* _INSTRUCTION_
Count lines holding the string "code" in the data that follows. Reply with one number only.

* _LISTING_

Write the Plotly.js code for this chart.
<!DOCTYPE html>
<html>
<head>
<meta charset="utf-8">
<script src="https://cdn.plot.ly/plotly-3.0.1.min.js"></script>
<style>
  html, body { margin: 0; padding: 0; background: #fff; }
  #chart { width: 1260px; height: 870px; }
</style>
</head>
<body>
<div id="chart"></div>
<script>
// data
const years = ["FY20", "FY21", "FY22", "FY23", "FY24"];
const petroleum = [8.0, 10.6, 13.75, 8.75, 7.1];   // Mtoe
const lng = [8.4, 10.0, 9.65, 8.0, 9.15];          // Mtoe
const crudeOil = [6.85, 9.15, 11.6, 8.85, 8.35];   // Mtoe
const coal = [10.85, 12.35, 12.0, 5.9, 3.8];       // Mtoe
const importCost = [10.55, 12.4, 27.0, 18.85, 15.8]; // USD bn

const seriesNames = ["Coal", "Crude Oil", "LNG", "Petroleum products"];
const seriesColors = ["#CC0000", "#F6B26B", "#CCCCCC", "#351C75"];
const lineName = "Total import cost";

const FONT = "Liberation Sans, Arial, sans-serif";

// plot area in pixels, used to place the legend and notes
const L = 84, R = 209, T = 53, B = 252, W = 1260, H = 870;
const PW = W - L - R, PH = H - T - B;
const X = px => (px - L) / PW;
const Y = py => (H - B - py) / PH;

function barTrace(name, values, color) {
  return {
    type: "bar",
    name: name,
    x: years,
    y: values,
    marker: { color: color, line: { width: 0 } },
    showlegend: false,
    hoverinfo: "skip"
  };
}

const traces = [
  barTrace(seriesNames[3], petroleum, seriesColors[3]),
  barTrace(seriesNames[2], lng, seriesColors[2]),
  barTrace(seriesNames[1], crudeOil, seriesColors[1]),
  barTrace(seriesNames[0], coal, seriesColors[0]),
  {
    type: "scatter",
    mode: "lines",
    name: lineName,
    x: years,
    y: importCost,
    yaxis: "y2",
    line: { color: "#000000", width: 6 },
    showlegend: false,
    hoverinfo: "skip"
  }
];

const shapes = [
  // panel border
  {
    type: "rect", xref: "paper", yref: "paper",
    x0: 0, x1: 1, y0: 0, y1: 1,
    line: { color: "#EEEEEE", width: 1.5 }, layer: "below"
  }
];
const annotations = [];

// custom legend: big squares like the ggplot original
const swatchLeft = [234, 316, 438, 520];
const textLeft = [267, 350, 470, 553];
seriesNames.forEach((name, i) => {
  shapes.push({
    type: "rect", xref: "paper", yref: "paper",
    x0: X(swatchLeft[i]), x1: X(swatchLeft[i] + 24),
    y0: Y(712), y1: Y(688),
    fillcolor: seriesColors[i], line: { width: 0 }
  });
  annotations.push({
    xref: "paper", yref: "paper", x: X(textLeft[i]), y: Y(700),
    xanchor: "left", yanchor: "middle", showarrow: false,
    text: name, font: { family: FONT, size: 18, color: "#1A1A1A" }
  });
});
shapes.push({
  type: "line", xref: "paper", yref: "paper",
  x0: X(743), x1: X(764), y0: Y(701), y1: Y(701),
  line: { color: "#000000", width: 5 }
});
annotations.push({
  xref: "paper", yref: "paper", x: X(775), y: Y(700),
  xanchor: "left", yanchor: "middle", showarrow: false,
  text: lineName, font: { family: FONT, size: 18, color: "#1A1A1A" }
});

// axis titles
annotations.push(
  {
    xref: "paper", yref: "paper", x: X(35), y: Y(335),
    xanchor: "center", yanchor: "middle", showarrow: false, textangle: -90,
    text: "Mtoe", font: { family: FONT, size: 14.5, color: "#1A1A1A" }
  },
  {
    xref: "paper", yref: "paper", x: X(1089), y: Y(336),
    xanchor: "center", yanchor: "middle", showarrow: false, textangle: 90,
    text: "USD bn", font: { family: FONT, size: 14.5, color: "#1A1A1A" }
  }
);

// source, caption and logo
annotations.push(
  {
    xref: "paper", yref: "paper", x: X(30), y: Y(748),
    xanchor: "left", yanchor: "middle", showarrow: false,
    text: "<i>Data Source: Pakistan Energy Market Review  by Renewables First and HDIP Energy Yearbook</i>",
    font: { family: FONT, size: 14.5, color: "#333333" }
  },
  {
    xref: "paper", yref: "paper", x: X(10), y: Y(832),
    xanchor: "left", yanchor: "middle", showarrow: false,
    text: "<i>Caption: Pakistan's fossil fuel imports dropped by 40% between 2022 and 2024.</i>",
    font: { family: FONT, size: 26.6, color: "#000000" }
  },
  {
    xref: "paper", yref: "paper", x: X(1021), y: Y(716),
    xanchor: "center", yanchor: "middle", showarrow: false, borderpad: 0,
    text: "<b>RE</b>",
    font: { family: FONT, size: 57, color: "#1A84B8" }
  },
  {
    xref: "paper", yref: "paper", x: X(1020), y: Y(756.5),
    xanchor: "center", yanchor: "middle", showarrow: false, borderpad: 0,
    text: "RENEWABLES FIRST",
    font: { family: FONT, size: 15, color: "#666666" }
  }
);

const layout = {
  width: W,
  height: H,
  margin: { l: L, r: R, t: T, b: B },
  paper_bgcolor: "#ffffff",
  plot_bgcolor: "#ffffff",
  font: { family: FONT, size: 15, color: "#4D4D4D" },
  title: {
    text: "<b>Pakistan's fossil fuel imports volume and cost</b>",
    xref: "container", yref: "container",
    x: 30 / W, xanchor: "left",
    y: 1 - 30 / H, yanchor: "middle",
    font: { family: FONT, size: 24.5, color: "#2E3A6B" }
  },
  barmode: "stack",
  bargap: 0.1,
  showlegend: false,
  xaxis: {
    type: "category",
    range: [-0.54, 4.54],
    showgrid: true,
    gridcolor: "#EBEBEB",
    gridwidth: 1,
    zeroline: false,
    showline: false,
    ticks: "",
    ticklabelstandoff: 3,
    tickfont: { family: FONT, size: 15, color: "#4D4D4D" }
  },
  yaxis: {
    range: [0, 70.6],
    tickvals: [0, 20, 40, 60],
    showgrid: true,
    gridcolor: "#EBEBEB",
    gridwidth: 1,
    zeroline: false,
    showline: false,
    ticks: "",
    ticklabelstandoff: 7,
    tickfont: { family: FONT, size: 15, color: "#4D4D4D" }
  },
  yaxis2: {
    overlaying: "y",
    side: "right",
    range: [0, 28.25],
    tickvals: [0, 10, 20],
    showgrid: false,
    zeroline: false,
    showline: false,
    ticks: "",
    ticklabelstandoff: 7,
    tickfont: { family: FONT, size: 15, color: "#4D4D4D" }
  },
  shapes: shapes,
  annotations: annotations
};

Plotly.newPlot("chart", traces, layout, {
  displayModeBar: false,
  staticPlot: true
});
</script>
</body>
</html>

--

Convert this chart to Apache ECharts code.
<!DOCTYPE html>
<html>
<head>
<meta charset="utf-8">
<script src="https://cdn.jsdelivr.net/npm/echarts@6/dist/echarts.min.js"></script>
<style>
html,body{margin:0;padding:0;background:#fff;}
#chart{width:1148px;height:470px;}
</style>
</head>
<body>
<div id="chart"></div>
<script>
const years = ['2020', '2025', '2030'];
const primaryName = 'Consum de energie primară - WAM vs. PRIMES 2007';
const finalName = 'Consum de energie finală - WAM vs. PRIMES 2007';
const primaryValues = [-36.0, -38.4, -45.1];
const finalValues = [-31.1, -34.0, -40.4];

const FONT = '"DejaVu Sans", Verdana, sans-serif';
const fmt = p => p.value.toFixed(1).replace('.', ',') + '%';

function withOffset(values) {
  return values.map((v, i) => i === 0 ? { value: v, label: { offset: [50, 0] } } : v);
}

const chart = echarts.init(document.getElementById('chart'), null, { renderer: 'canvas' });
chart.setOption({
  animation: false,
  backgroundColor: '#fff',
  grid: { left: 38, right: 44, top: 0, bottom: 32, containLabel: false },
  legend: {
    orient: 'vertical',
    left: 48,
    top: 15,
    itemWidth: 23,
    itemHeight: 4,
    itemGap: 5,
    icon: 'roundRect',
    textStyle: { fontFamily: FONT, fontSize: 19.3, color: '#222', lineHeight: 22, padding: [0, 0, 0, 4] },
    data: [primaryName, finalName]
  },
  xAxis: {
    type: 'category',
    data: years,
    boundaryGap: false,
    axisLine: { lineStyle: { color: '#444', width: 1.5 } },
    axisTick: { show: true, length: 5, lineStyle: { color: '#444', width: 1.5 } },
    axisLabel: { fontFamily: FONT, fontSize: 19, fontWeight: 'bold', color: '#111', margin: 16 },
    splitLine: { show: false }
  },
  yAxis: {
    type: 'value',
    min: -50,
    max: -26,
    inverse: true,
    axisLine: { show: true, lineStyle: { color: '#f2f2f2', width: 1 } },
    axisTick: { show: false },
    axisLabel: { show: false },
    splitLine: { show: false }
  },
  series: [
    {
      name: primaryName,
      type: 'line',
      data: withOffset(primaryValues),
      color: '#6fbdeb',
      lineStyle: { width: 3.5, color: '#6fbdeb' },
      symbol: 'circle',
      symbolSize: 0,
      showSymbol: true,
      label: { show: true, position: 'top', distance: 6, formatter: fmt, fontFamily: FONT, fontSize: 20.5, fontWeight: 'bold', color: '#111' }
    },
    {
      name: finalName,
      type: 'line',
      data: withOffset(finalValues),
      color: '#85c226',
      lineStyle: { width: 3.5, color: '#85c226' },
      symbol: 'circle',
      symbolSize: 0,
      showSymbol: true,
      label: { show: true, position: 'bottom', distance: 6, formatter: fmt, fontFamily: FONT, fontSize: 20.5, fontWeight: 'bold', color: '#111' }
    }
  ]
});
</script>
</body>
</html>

* _REPLY TO THE EXERCISE_
2